> WHAT THIS TASK INVOLVES:
Include the line containing "const xTickLabels = ['1', '2', '3'];" and all lines before it, repeated exactly from the listing below, without pictures.

----- DATA EXCERPTS

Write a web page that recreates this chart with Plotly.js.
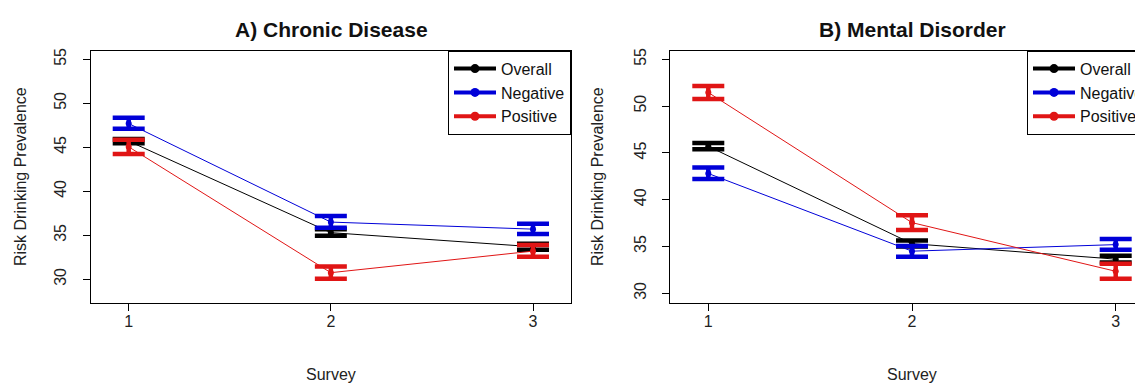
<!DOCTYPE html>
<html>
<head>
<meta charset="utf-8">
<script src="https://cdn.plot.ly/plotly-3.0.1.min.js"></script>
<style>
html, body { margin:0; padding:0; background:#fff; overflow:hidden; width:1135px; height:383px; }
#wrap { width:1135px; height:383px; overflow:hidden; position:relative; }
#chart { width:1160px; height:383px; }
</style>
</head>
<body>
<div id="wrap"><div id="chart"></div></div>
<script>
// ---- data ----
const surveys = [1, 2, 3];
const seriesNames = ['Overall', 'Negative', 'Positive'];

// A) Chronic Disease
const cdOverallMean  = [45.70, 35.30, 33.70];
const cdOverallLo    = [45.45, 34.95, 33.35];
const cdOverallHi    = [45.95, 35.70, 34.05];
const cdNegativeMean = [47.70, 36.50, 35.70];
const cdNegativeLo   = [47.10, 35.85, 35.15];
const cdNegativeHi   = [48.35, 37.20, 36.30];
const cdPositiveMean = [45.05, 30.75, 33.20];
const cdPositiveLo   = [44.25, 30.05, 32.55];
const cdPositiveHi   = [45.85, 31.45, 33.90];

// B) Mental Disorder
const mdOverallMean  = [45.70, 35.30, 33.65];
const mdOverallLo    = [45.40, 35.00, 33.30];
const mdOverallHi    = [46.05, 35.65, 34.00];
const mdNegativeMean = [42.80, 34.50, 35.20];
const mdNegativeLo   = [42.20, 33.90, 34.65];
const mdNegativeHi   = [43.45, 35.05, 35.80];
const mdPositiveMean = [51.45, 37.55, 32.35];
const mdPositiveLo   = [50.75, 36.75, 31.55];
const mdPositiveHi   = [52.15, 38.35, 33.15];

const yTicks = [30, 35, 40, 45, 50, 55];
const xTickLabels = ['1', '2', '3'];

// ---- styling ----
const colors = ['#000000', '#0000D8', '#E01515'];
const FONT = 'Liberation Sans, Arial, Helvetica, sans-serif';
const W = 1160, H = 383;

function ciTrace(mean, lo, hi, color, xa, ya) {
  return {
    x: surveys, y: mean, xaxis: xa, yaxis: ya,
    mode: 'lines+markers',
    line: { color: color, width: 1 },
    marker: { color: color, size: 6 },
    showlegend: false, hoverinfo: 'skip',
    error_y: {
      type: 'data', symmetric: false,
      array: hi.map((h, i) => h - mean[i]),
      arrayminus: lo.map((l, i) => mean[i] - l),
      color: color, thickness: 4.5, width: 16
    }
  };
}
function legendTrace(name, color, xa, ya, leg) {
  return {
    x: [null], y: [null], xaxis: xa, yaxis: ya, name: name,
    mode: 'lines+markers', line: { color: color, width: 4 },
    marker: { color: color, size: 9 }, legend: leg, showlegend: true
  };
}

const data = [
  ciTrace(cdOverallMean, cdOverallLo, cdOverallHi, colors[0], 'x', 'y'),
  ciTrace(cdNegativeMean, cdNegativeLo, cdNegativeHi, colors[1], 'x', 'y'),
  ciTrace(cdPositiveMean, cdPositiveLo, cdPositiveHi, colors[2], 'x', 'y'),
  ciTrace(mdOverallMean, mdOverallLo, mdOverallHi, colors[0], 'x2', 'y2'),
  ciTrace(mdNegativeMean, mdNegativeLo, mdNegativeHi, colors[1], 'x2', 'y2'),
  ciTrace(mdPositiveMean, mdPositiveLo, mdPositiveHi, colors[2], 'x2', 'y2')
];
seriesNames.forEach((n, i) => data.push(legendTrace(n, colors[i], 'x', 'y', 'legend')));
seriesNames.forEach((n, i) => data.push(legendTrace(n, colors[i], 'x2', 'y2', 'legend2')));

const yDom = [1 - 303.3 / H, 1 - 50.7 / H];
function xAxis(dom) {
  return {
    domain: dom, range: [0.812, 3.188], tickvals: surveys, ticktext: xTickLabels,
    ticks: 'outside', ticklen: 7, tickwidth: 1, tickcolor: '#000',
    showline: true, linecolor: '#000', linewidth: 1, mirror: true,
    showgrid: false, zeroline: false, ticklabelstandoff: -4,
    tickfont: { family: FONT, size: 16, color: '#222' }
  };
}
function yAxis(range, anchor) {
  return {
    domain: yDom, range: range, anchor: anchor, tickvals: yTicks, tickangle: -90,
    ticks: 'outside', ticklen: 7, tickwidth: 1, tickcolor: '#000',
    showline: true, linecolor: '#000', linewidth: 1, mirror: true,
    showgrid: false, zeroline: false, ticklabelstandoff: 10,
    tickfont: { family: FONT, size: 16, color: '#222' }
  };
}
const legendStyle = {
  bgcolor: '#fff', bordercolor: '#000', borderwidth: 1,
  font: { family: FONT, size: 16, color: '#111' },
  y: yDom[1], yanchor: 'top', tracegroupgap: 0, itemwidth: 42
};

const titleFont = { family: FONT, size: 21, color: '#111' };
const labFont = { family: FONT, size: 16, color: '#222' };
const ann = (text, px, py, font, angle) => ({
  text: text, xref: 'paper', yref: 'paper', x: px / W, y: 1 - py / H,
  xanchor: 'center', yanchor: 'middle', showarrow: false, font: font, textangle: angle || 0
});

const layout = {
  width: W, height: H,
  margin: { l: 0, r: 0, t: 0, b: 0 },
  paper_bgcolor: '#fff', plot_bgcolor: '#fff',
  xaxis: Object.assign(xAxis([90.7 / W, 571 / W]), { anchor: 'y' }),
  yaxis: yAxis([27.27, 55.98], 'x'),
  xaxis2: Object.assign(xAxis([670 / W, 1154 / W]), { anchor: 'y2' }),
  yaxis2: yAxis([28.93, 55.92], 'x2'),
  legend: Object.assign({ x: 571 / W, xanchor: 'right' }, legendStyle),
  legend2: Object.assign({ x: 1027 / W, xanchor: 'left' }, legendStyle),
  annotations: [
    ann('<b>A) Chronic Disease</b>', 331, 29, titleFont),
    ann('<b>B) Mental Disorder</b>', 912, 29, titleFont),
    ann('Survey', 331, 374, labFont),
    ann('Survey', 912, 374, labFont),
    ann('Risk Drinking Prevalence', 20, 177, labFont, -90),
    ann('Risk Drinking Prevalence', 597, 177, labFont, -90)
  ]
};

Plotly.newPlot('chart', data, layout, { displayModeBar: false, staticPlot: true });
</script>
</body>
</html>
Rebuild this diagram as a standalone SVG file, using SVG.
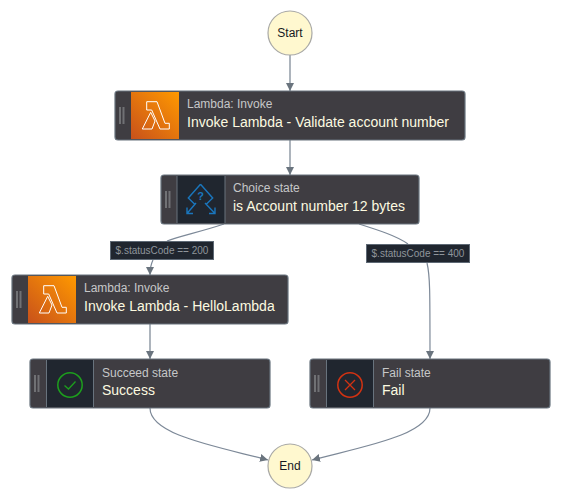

----------

> TASK RESULT:
Write a web page that recreates this chart with Plotly.js.
<!DOCTYPE html>
<html>
<head>
<meta charset="utf-8">
<script src="https://cdn.plot.ly/plotly-3.0.1.min.js"></script>
<style>
html, body { margin:0; padding:0; background:#fff; overflow:hidden; width:1135px; height:383px; }
#wrap { width:1135px; height:383px; overflow:hidden; position:relative; }
#chart { width:1160px; height:383px; }
</style>
</head>
<body>
<div id="wrap"><div id="chart"></div></div>
<script>
// ---- data ----
const surveys = [1, 2, 3];
const seriesNames = ['Overall', 'Negative', 'Positive'];

// A) Chronic Disease
const cdOverallMean  = [45.70, 35.30, 33.70];
const cdOverallLo    = [45.45, 34.95, 33.35];
const cdOverallHi    = [45.95, 35.70, 34.05];
const cdNegativeMean = [47.70, 36.50, 35.70];
const cdNegativeLo   = [47.10, 35.85, 35.15];
const cdNegativeHi   = [48.35, 37.20, 36.30];
const cdPositiveMean = [45.05, 30.75, 33.20];
const cdPositiveLo   = [44.25, 30.05, 32.55];
const cdPositiveHi   = [45.85, 31.45, 33.90];

// B) Mental Disorder
const mdOverallMean  = [45.70, 35.30, 33.65];
const mdOverallLo    = [45.40, 35.00, 33.30];
const mdOverallHi    = [46.05, 35.65, 34.00];
const mdNegativeMean = [42.80, 34.50, 35.20];
const mdNegativeLo   = [42.20, 33.90, 34.65];
const mdNegativeHi   = [43.45, 35.05, 35.80];
const mdPositiveMean = [51.45, 37.55, 32.35];
const mdPositiveLo   = [50.75, 36.75, 31.55];
const mdPositiveHi   = [52.15, 38.35, 33.15];

const yTicks = [30, 35, 40, 45, 50, 55];
const xTickLabels = ['1', '2', '3'];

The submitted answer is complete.